WORK TO BE COMPLETED:
Carry none of the pictures over; write out the complete data exactly.

RAW DATA:
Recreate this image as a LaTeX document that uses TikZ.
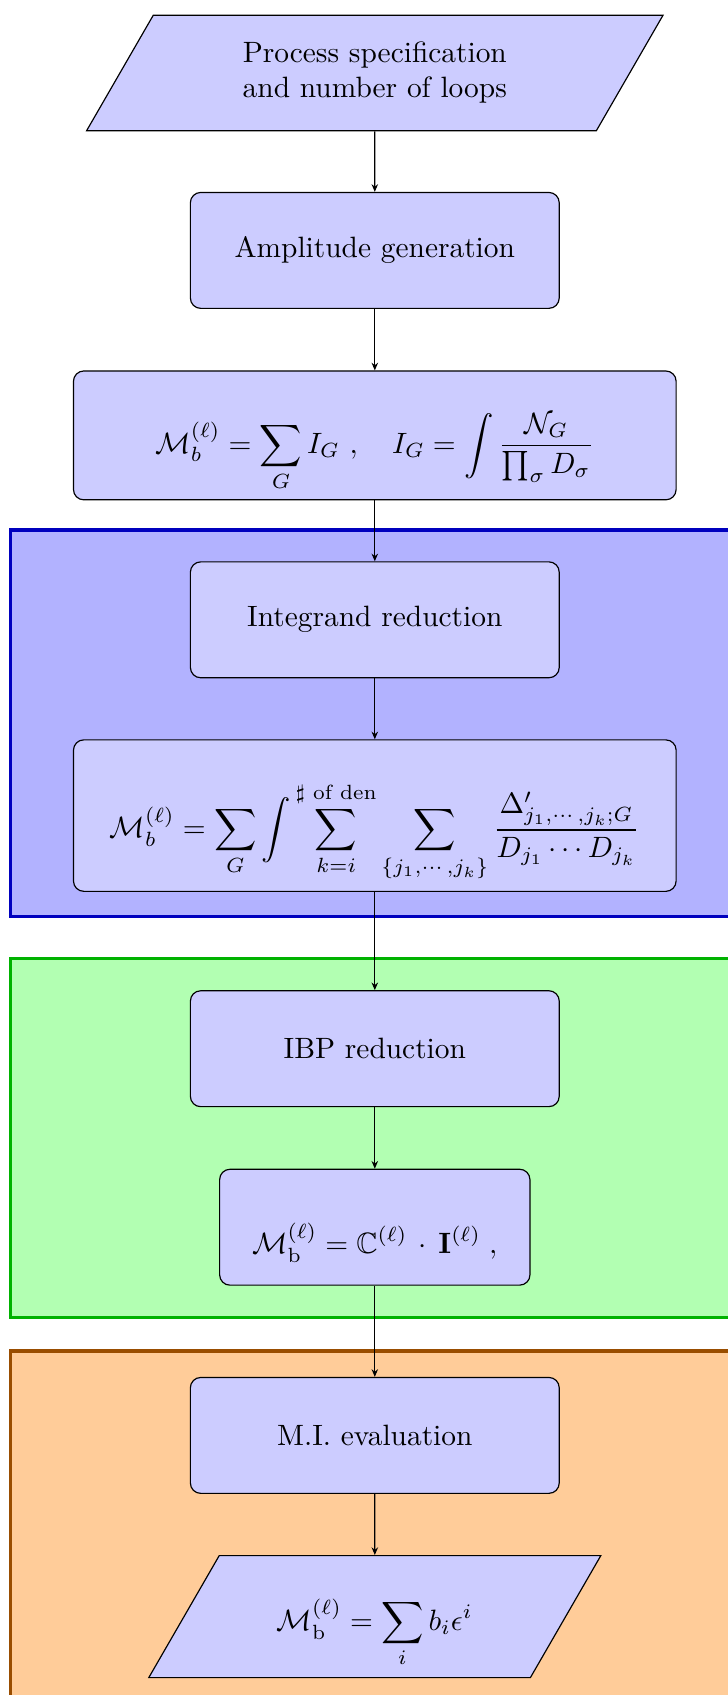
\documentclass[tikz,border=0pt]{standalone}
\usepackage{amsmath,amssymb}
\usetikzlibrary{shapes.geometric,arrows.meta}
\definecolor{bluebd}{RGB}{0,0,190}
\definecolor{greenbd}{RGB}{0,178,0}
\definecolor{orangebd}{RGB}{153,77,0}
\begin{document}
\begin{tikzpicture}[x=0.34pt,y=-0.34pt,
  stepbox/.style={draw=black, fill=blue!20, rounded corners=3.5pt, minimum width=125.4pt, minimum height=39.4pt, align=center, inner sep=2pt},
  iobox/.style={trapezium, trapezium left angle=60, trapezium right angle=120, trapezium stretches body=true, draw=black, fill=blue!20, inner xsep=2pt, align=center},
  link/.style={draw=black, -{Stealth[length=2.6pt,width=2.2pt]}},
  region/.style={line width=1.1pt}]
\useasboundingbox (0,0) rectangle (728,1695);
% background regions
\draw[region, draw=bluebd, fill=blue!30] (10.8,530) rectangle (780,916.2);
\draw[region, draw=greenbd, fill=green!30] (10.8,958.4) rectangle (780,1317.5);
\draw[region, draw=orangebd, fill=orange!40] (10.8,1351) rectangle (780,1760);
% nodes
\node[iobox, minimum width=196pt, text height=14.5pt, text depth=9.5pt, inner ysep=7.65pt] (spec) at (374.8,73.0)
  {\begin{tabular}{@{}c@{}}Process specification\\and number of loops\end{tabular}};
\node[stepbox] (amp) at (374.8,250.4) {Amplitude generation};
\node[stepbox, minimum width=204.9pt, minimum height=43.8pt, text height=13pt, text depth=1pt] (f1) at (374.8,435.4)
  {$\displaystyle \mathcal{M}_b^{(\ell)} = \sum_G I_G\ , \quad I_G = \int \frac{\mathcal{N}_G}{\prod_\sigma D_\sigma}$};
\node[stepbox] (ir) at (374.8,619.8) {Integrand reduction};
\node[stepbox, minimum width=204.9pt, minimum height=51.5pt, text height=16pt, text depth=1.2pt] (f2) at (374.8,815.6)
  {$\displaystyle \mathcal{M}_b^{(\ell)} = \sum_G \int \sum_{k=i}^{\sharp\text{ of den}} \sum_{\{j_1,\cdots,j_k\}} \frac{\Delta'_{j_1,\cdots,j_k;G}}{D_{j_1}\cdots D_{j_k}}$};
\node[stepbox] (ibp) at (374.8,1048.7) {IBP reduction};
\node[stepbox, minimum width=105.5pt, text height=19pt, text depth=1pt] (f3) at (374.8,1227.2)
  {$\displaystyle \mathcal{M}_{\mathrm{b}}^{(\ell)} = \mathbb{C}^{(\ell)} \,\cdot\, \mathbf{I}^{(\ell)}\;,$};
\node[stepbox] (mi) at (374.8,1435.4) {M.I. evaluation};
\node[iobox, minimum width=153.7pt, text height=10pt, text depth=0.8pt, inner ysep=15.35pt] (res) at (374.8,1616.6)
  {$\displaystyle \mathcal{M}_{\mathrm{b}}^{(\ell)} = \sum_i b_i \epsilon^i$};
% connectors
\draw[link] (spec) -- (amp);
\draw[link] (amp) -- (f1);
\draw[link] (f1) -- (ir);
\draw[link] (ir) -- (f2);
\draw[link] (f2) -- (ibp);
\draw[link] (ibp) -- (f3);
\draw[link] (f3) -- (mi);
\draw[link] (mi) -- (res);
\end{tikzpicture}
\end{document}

RESPONSE TO THIS TASK:
Recreate this image as a LaTeX document that uses TikZ.
\documentclass[tikz,border=0pt]{standalone}
\usepackage{amsmath,amssymb}
\usetikzlibrary{shapes.geometric,arrows.meta}
\definecolor{bluebd}{RGB}{0,0,190}
\definecolor{greenbd}{RGB}{0,178,0}
\definecolor{orangebd}{RGB}{153,77,0}
\begin{document}
\begin{tikzpicture}[x=0.34pt,y=-0.34pt,
  stepbox/.style={draw=black, fill=blue!20, rounded corners=3.5pt, minimum width=125.4pt, minimum height=39.4pt, align=center, inner sep=2pt},
  iobox/.style={trapezium, trapezium left angle=60, trapezium right angle=120, trapezium stretches body=true, draw=black, fill=blue!20, inner xsep=2pt, align=center},
  link/.style={draw=black, -{Stealth[length=2.6pt,width=2.2pt]}},
  region/.style={line width=1.1pt}]
\useasboundingbox (0,0) rectangle (728,1695);
% background regions
\draw[region, draw=bluebd, fill=blue!30] (10.8,530) rectangle (780,916.2);
\draw[region, draw=greenbd, fill=green!30] (10.8,958.4) rectangle (780,1317.5);
\draw[region, draw=orangebd, fill=orange!40] (10.8,1351) rectangle (780,1760);
% nodes
\node[iobox, minimum width=196pt, text height=14.5pt, text depth=9.5pt, inner ysep=7.65pt] (spec) at (374.8,73.0)
  {\begin{tabular}{@{}c@{}}Process specification\\and number of loops\end{tabular}};
\node[stepbox] (amp) at (374.8,250.4) {Amplitude generation};
\node[stepbox, minimum width=204.9pt, minimum height=43.8pt, text height=13pt, text depth=1pt] (f1) at (374.8,435.4)
  {$\displaystyle \mathcal{M}_b^{(\ell)} = \sum_G I_G\ , \quad I_G = \int \frac{\mathcal{N}_G}{\prod_\sigma D_\sigma}$};
\node[stepbox] (ir) at (374.8,619.8) {Integrand reduction};
\node[stepbox, minimum width=204.9pt, minimum height=51.5pt, text height=16pt, text depth=1.2pt] (f2) at (374.8,815.6)
  {$\displaystyle \mathcal{M}_b^{(\ell)} = \sum_G \int \sum_{k=i}^{\sharp\text{ of den}} \sum_{\{j_1,\cdots,j_k\}} \frac{\Delta'_{j_1,\cdots,j_k;G}}{D_{j_1}\cdots D_{j_k}}$};
\node[stepbox] (ibp) at (374.8,1048.7) {IBP reduction};
\node[stepbox, minimum width=105.5pt, text height=19pt, text depth=1pt] (f3) at (374.8,1227.2)
  {$\displaystyle \mathcal{M}_{\mathrm{b}}^{(\ell)} = \mathbb{C}^{(\ell)} \,\cdot\, \mathbf{I}^{(\ell)}\;,$};
\node[stepbox] (mi) at (374.8,1435.4) {M.I. evaluation};
\node[iobox, minimum width=153.7pt, text height=10pt, text depth=0.8pt, inner ysep=15.35pt] (res) at (374.8,1616.6)
  {$\displaystyle \mathcal{M}_{\mathrm{b}}^{(\ell)} = \sum_i b_i \epsilon^i$};
% connectors
\draw[link] (spec) -- (amp);
\draw[link] (amp) -- (f1);
\draw[link] (f1) -- (ir);
\draw[link] (ir) -- (f2);
\draw[link] (f2) -- (ibp);
\draw[link] (ibp) -- (f3);
\draw[link] (f3) -- (mi);
\draw[link] (mi) -- (res);
\end{tikzpicture}
\end{document}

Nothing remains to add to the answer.